How do I compare the similarity of person names using a metric?

1.5k Views Asked by At

I am particularly working on a function to allow the misspelled and aliases of person names. I have done some research & found there are quite a number of algorithms for String metric and phonetic libraries too.

I have tried some and of all those Jaro Winkler gives some good results as below.

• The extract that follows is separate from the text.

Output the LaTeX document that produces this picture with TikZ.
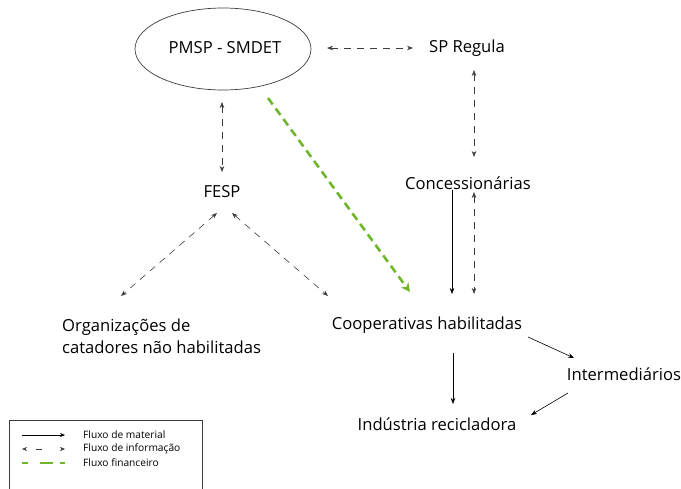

compareStrings("elon musk","elon musk"))    --> 1.0 
compareStrings("elonmusk","elon musk"))     --> 0.98
compareStrings("elon mush","elon musk"))    --> 0.99
compareStrings("eln msuk","elon musk"))     --> 0.94
compareStrings("elon","elon musk"))         --> 0.89
compareStrings("musk","elon musk"))         --> 0.0  //This is bad, but can fix that.
compareStrings("mr elon musk","elon musk")) --> 0.81

The above is the implementation from Apache commons Library.I wanted to know if there is any better implementation which serves the purpose better. Any help is appreciated.

Edit: @newuserua_ext @Trasher Thanks, I appreciate for your time. I have gone through all StackExchange Q&A related to this. And posted this question focusing on person names.

2

There are 2 best solutions below

0
Dan Armstrong On

Consider Double Metaphone. We use it successfully to find "sounds-like" matches to names. You can find an implementation for Java in Apache Commons:

https://commons.apache.org/proper/commons-codec/apidocs/org/apache/commons/codec/language/DoubleMetaphone.html

0
Codor On

One possibility is the Levenshtein distance, which measures the edit distance of the strings given specific permitted operations. It can be more or less efficiently evaluated using dynamic programming, but is not really suitable for determining phonetic similarity.